The research proposed aims to develop large scale dynamical models for viruses spread, including the modelling of climate effects. The dependency of viruses¿ diffusions from climate characteristics is a well-established fact. Models of epidemics spreads which include this effect usually works on prefixed scenarios or making use of recent acquired data. The result is that in both cases, the dynamics of the climate changes is not considered, working at steady state for supposed situations.
The point of view assumed in this project is the definition of a unique integrated mathematical model which considers both the epidemics aspects and the climate ones, being able to produce simulated effects also during the changing of climate characteristics, independently from the fact that these changes are fast or slow, under real or supposed conditions. Moreover, the continuous spatial representation of the epidemic spreads allows to work with geographical maps of diseases diffusion.
This idea to integrate in an effective way the climate evolution to the epidemics diffusion is supported by the fact that they both are strongly related to the environment over which they evolve. In fact, the orography, the temperature, the presence of water surfaces, the oceanic currents, the presence of large human artefacts, can influence the weather changes and evolutions; but they also affect the social and the economic conditions, the general health status, the density of human settlements, the level of pollution, which are strongly related to the epidemics developments and diffusions.
Once it is obtained and validated, a powerful tool for previsions of actual scenarios of infections will be available. Moreover, an approach to the control, acting on the habits and the local conditions as well as on the population migrations and on the long distance travels, can be followed, making use of optimal control techniques which can easily take into account also resources limitations.
According to the state of the art shortly described above, at the moment it is possible to find in literature a lot of contribution for what concerns epidemics modelling for almost all the known infective viruses, with deep analysis of regional cases for specific diseases. The approaches usually address the population, the different conditions of people with respect to the infection, the diffusivity of the epidemic based on individuals¿ contacts and the possible intervention actions of educational, behavioural and medical (vaccine and or drugs) type.
The parameters of the models can take into account environmental characteristics, often assumed as average conditions of the place or assumed with characteristic periodic behaviours, typically seasonal. The effects of climate changes or extreme weather conditions, when they are considered, are introduced changing the parameters values or adding specific terms for taking into account the peculiar effects. Despite the existence of more and more sophisticated climate models able to describe the short as well as long time dynamics of the weather and the possible changes caused by human factors, epidemiologists which want to adapt their models to climate characteristics and evolution, usually work at steady state, choosing one configuration, real, to analyse actual situations, or supposed (rise of temperature, excessive dry or rainy season, etc.), for predictive purposes.

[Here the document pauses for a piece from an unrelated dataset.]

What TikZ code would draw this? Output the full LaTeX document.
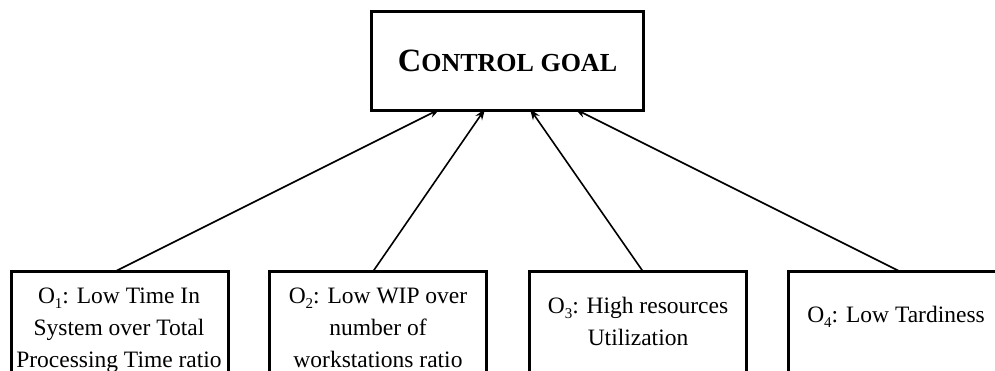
\documentclass[tikz,border=0pt]{standalone}
\usepackage{fontspec}
\setmainfont{Liberation Serif}
\usetikzlibrary{arrows.meta}

% multi-line label whose baseline is that of its first line
\newcommand\linesstack[1]{\begin{tabular}[t]{@{}c@{}}#1\end{tabular}}
% subscript set low, as in a word processor
\newcommand\lowsub[1]{\raisebox{-0.22em}{\fontsize{15}{15}\selectfont #1}}

\begin{document}
\begin{tikzpicture}[x=1pt,y=-1pt,
  goalbox/.style={draw,line width=3pt,outer sep=0pt,inner sep=0pt,
    minimum width=272pt,minimum height=99pt},
  objbox/.style={draw,line width=3pt,outer sep=0pt,inner sep=0pt,anchor=north,
    minimum width=217pt,minimum height=140pt},
  objtext/.style={inner sep=0pt,anchor=base,
    font=\fontsize{23.5}{32}\selectfont},
  link/.style={line width=1.6pt,-{Stealth[length=11pt,width=8pt]}}]
\useasboundingbox (0,0) rectangle (995,371);
\clip (0,0) rectangle (995,371);

% the goal
\node[goalbox] (goal) at (507.5,61)
  {\bfseries{\fontsize{32.5}{36}\selectfont C}{\fontsize{26}{30}\selectfont ONTROL GOAL}};

% the four objectives
\node[objbox] (o1) at (120,271.5) {};
\node[objbox] (o2) at (378,271.5) {};
\node[objbox] (o3) at (638,271.5) {};
\node[objbox] (o4) at (897,271.5) {};

\node[objtext] (t1) at (119,303)
  {\linesstack{O\lowsub{1}: Low Time In\\System over Total\\Processing Time ratio}};
\node[objtext] (t2) at (378,303)
  {\linesstack{O\lowsub{2}: Low WIP over\\number of\\workstations ratio}};
\node[objtext] (t3) at (638,313)
  {\linesstack{O\lowsub{3}: High resources\\Utilization}};
\node[objtext] (t4) at (896,322)
  {O\lowsub{4}: Low Tardiness};

% each objective feeds the goal
\draw[link] ([xshift=-5pt]o1.north) -- ([xshift=-67.5pt,yshift=1.5pt]goal.south);
\draw[link] ([xshift=-5pt]o2.north) -- ([xshift=-22.5pt,yshift=1.5pt]goal.south);
\draw[link] ([xshift=5pt]o3.north) -- ([xshift=22.5pt,yshift=1.5pt]goal.south);
\draw[link] ([xshift=3pt]o4.north) -- ([xshift=67.5pt,yshift=1.5pt]goal.south);
\end{tikzpicture}
\end{document}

The present project aims at integrate into a unique mathematical model both the climate and the epidemics evolutions; this can lead to a more powerful model which can provide the description of contagious diseases expressed with respect to time, as usual, but also as a spatial function, able to model and predict also the diffusion among different populations in different areas.
The integration is planned to be actuated following an incremental procedure. At a first step, the epidemiological models are going to be extended including the spatial dimension, so to be able to describe the propagation among areas along with the time evolution. This phase is introduced because is the one in which, mathematically, the dynamics are transformed from ordinary differential equations into partial differential equations. A second step goes toward the introduction of climate models, starting from local regions and moving to continental level, using them as the input of the epidemics descriptions. In this phase the climate and epidemics models are weakly coupled, so that the disease dynamics make use of real time data from climate ones, updating continuously the parameters. The third phase concerns the actual and full integration of the two kind of models, so that also the interactions between the state variables that describe the two systems can be considered.
An important note is that being the available models, for the two phenomena, of different complexity and dimensions, each step of the integration will obviously go from smaller to higher dimensions as well as from easier to more complex descriptions.
Each of these phases contains and represents an improvement of knowledge.
In fact, it is possible to find in literature models which aim at introducing epidemiological interactions between populations, but the proposed approaches are of two kinds: one involves very small numbers of populations, and the description is equivalent to the one of a single group simply with a higher order of the models, maintaining the analysis for the time evolutions only; the other one considers large numbers of populations and the relative interactions, but the systems are usually described as networks, with the nodes representing the populations, and the edges the interactions between them. In any case one can get a map of virus transmission, losing the time evolution in each populations in terms of number of infected and other classes. The result of the first step goes over these partial characterizations, making possible the description of the instantaneous number of each population class over the considered area, possible because of the partial differential equation based mathematical approach.
Also the second phase contains possible improvements, since instead of using predetermined climate cases in the epidemics diffusion models, the present project intends to connect the evolution of the two models exchanging data, so being able to consider instantaneously the effects of the climate in virus diffusions, allowing to capture the transients too.
The final goal is the most relevant improvement, being an actual innovative result in the scenario of the evolution of epidemics modelling correlated to climate conditions, for short time prediction, and climate variations for long time considerations.
Finally, making use of the mathematical models developed, optimal intervention actions can be designed, making use of optimal control theory based approaches, introducing also resources limitations and predetermined budgets.